Exercise task:
Return all the data below as it stands, minus the pictures.

▬▬▬▬▬▬▬▬▬▬

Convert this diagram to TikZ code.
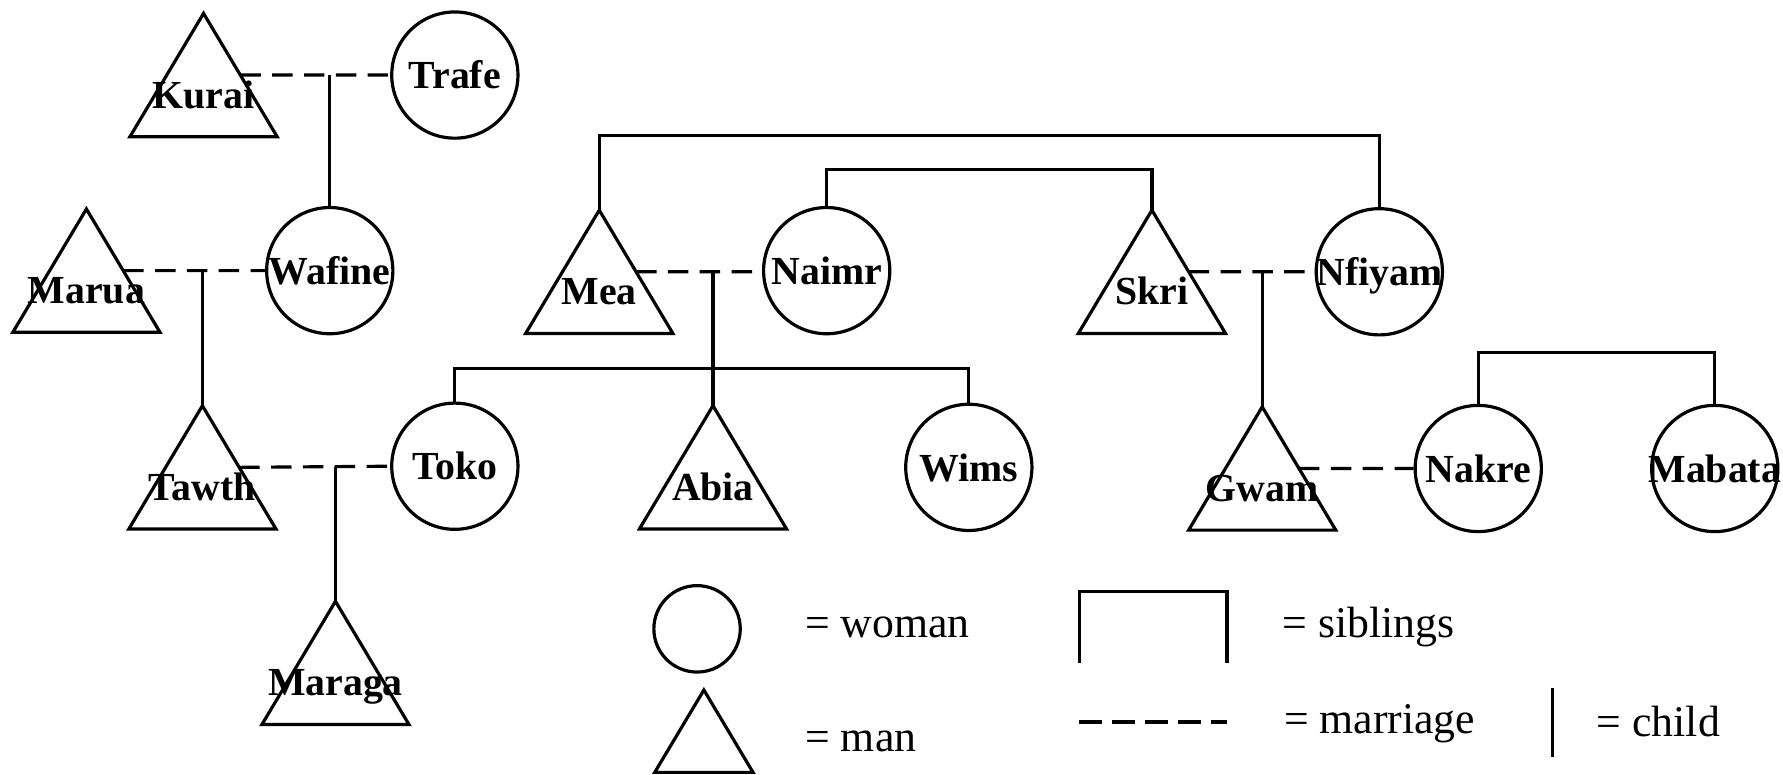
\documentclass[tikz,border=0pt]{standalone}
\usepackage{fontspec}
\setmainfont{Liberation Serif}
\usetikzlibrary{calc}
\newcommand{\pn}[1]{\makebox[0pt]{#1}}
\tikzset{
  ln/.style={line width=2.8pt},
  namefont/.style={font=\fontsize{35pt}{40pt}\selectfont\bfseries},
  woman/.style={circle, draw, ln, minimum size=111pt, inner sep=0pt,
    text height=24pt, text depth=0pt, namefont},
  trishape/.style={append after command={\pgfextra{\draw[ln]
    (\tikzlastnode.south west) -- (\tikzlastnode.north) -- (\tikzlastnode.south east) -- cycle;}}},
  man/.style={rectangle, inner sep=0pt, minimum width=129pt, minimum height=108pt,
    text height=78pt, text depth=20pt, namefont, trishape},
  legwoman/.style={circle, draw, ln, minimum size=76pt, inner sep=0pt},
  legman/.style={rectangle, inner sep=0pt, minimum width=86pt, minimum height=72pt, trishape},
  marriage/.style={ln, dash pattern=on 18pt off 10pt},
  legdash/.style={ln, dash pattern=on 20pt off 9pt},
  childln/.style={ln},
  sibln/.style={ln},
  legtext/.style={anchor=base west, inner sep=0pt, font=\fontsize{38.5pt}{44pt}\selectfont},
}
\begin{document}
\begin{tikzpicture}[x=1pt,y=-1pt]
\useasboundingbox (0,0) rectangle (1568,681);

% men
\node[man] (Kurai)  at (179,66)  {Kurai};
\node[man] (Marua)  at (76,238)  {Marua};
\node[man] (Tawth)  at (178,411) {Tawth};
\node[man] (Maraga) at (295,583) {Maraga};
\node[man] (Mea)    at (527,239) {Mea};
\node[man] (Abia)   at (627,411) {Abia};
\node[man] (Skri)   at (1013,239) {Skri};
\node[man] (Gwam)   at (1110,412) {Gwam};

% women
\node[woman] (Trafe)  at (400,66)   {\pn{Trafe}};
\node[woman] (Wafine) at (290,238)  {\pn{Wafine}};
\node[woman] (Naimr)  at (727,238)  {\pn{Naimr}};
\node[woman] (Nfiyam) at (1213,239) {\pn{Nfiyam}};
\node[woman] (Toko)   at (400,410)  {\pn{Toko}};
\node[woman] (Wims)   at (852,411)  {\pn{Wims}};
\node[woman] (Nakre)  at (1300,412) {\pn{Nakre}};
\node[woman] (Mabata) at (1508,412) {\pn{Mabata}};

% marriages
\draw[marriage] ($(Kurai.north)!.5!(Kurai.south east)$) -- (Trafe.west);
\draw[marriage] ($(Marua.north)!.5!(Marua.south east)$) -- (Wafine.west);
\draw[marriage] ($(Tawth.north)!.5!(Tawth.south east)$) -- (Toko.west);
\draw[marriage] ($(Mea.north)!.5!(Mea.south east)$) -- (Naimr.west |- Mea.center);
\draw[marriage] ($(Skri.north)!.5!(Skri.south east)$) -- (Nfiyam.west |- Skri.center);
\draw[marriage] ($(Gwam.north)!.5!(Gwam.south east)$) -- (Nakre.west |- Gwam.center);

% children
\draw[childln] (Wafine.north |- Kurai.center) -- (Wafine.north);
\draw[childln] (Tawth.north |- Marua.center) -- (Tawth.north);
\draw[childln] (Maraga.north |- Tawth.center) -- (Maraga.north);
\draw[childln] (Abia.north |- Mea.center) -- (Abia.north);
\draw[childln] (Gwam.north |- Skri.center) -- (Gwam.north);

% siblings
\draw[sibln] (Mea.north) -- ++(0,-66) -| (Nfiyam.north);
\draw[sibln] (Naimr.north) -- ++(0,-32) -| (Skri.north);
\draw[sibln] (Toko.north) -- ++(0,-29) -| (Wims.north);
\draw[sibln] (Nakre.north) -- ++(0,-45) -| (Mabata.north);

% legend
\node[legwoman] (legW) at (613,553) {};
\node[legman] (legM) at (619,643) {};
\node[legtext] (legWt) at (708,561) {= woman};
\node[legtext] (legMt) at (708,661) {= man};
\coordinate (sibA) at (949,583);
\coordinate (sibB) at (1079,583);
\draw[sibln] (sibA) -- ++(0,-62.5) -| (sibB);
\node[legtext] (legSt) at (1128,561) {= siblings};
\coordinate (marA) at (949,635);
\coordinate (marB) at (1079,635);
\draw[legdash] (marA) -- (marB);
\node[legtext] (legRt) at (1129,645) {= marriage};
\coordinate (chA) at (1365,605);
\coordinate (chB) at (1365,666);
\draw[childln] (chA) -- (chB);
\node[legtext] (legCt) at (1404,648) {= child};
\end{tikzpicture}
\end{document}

▬▬▬▬▬▬▬▬▬▬

Finished task:
Convert this diagram to TikZ code.
\documentclass[tikz,border=0pt]{standalone}
\usepackage{fontspec}
\setmainfont{Liberation Serif}
\usetikzlibrary{calc}
\newcommand{\pn}[1]{\makebox[0pt]{#1}}
\tikzset{
  ln/.style={line width=2.8pt},
  namefont/.style={font=\fontsize{35pt}{40pt}\selectfont\bfseries},
  woman/.style={circle, draw, ln, minimum size=111pt, inner sep=0pt,
    text height=24pt, text depth=0pt, namefont},
  trishape/.style={append after command={\pgfextra{\draw[ln]
    (\tikzlastnode.south west) -- (\tikzlastnode.north) -- (\tikzlastnode.south east) -- cycle;}}},
  man/.style={rectangle, inner sep=0pt, minimum width=129pt, minimum height=108pt,
    text height=78pt, text depth=20pt, namefont, trishape},
  legwoman/.style={circle, draw, ln, minimum size=76pt, inner sep=0pt},
  legman/.style={rectangle, inner sep=0pt, minimum width=86pt, minimum height=72pt, trishape},
  marriage/.style={ln, dash pattern=on 18pt off 10pt},
  legdash/.style={ln, dash pattern=on 20pt off 9pt},
  childln/.style={ln},
  sibln/.style={ln},
  legtext/.style={anchor=base west, inner sep=0pt, font=\fontsize{38.5pt}{44pt}\selectfont},
}
\begin{document}
\begin{tikzpicture}[x=1pt,y=-1pt]
\useasboundingbox (0,0) rectangle (1568,681);

% men
\node[man] (Kurai)  at (179,66)  {Kurai};
\node[man] (Marua)  at (76,238)  {Marua};
\node[man] (Tawth)  at (178,411) {Tawth};
\node[man] (Maraga) at (295,583) {Maraga};
\node[man] (Mea)    at (527,239) {Mea};
\node[man] (Abia)   at (627,411) {Abia};
\node[man] (Skri)   at (1013,239) {Skri};
\node[man] (Gwam)   at (1110,412) {Gwam};

% women
\node[woman] (Trafe)  at (400,66)   {\pn{Trafe}};
\node[woman] (Wafine) at (290,238)  {\pn{Wafine}};
\node[woman] (Naimr)  at (727,238)  {\pn{Naimr}};
\node[woman] (Nfiyam) at (1213,239) {\pn{Nfiyam}};
\node[woman] (Toko)   at (400,410)  {\pn{Toko}};
\node[woman] (Wims)   at (852,411)  {\pn{Wims}};
\node[woman] (Nakre)  at (1300,412) {\pn{Nakre}};
\node[woman] (Mabata) at (1508,412) {\pn{Mabata}};

% marriages
\draw[marriage] ($(Kurai.north)!.5!(Kurai.south east)$) -- (Trafe.west);
\draw[marriage] ($(Marua.north)!.5!(Marua.south east)$) -- (Wafine.west);
\draw[marriage] ($(Tawth.north)!.5!(Tawth.south east)$) -- (Toko.west);
\draw[marriage] ($(Mea.north)!.5!(Mea.south east)$) -- (Naimr.west |- Mea.center);
\draw[marriage] ($(Skri.north)!.5!(Skri.south east)$) -- (Nfiyam.west |- Skri.center);
\draw[marriage] ($(Gwam.north)!.5!(Gwam.south east)$) -- (Nakre.west |- Gwam.center);

% children
\draw[childln] (Wafine.north |- Kurai.center) -- (Wafine.north);
\draw[childln] (Tawth.north |- Marua.center) -- (Tawth.north);
\draw[childln] (Maraga.north |- Tawth.center) -- (Maraga.north);
\draw[childln] (Abia.north |- Mea.center) -- (Abia.north);
\draw[childln] (Gwam.north |- Skri.center) -- (Gwam.north);

% siblings
\draw[sibln] (Mea.north) -- ++(0,-66) -| (Nfiyam.north);
\draw[sibln] (Naimr.north) -- ++(0,-32) -| (Skri.north);
\draw[sibln] (Toko.north) -- ++(0,-29) -| (Wims.north);
\draw[sibln] (Nakre.north) -- ++(0,-45) -| (Mabata.north);

% legend
\node[legwoman] (legW) at (613,553) {};
\node[legman] (legM) at (619,643) {};
\node[legtext] (legWt) at (708,561) {= woman};
\node[legtext] (legMt) at (708,661) {= man};
\coordinate (sibA) at (949,583);
\coordinate (sibB) at (1079,583);
\draw[sibln] (sibA) -- ++(0,-62.5) -| (sibB);
\node[legtext] (legSt) at (1128,561) {= siblings};
\coordinate (marA) at (949,635);
\coordinate (marB) at (1079,635);
\draw[legdash] (marA) -- (marB);
\node[legtext] (legRt) at (1129,645) {= marriage};
\coordinate (chA) at (1365,605);
\coordinate (chB) at (1365,666);
\draw[childln] (chA) -- (chB);
\node[legtext] (legCt) at (1404,648) {= child};
\end{tikzpicture}
\end{document}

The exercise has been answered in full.